Directive ::
Give every entry again, word for word and in full.

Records

[Begin]

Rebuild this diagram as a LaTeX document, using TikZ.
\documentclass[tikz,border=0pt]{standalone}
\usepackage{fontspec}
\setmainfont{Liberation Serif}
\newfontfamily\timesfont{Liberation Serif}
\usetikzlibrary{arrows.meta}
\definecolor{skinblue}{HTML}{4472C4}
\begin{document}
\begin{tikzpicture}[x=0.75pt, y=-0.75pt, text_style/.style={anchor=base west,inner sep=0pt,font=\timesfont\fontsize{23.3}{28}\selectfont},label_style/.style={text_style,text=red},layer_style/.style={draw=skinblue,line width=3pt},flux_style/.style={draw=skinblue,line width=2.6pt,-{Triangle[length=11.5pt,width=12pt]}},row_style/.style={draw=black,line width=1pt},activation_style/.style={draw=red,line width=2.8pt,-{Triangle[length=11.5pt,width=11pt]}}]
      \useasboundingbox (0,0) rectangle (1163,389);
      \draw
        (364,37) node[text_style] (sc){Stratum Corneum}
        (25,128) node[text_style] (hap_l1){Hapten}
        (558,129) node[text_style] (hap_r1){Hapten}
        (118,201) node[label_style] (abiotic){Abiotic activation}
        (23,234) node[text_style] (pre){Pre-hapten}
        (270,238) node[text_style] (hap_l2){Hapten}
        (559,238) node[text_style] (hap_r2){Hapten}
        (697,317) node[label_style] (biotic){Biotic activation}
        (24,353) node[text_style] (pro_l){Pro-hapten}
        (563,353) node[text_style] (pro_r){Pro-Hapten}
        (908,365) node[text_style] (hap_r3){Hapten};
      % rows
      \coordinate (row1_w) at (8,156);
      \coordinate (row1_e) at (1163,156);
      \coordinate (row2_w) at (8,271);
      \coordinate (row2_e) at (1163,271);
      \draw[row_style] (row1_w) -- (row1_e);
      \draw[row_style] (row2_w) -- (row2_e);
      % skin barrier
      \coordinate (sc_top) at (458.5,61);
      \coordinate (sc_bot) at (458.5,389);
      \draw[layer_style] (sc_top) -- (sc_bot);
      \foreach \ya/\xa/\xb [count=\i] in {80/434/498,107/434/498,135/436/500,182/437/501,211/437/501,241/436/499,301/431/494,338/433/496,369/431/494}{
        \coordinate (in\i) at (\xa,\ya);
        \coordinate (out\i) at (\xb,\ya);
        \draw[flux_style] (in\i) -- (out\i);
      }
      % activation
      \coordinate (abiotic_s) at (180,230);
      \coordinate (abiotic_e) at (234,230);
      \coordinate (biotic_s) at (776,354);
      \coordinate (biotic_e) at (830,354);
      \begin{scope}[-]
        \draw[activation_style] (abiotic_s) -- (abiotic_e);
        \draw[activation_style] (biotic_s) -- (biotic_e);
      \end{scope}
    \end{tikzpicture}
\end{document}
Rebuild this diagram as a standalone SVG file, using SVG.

[End]

Task response ::
Rebuild this diagram as a LaTeX document, using TikZ.
\documentclass[tikz,border=0pt]{standalone}
\usepackage{fontspec}
\setmainfont{Liberation Serif}
\newfontfamily\timesfont{Liberation Serif}
\usetikzlibrary{arrows.meta}
\definecolor{skinblue}{HTML}{4472C4}
\begin{document}
\begin{tikzpicture}[x=0.75pt, y=-0.75pt, text_style/.style={anchor=base west,inner sep=0pt,font=\timesfont\fontsize{23.3}{28}\selectfont},label_style/.style={text_style,text=red},layer_style/.style={draw=skinblue,line width=3pt},flux_style/.style={draw=skinblue,line width=2.6pt,-{Triangle[length=11.5pt,width=12pt]}},row_style/.style={draw=black,line width=1pt},activation_style/.style={draw=red,line width=2.8pt,-{Triangle[length=11.5pt,width=11pt]}}]
      \useasboundingbox (0,0) rectangle (1163,389);
      \draw
        (364,37) node[text_style] (sc){Stratum Corneum}
        (25,128) node[text_style] (hap_l1){Hapten}
        (558,129) node[text_style] (hap_r1){Hapten}
        (118,201) node[label_style] (abiotic){Abiotic activation}
        (23,234) node[text_style] (pre){Pre-hapten}
        (270,238) node[text_style] (hap_l2){Hapten}
        (559,238) node[text_style] (hap_r2){Hapten}
        (697,317) node[label_style] (biotic){Biotic activation}
        (24,353) node[text_style] (pro_l){Pro-hapten}
        (563,353) node[text_style] (pro_r){Pro-Hapten}
        (908,365) node[text_style] (hap_r3){Hapten};
      % rows
      \coordinate (row1_w) at (8,156);
      \coordinate (row1_e) at (1163,156);
      \coordinate (row2_w) at (8,271);
      \coordinate (row2_e) at (1163,271);
      \draw[row_style] (row1_w) -- (row1_e);
      \draw[row_style] (row2_w) -- (row2_e);
      % skin barrier
      \coordinate (sc_top) at (458.5,61);
      \coordinate (sc_bot) at (458.5,389);
      \draw[layer_style] (sc_top) -- (sc_bot);
      \foreach \ya/\xa/\xb [count=\i] in {80/434/498,107/434/498,135/436/500,182/437/501,211/437/501,241/436/499,301/431/494,338/433/496,369/431/494}{
        \coordinate (in\i) at (\xa,\ya);
        \coordinate (out\i) at (\xb,\ya);
        \draw[flux_style] (in\i) -- (out\i);
      }
      % activation
      \coordinate (abiotic_s) at (180,230);
      \coordinate (abiotic_e) at (234,230);
      \coordinate (biotic_s) at (776,354);
      \coordinate (biotic_e) at (830,354);
      \begin{scope}[-]
        \draw[activation_style] (abiotic_s) -- (abiotic_e);
        \draw[activation_style] (biotic_s) -- (biotic_e);
      \end{scope}
    \end{tikzpicture}
\end{document}
Rebuild this diagram as a standalone SVG file, using SVG.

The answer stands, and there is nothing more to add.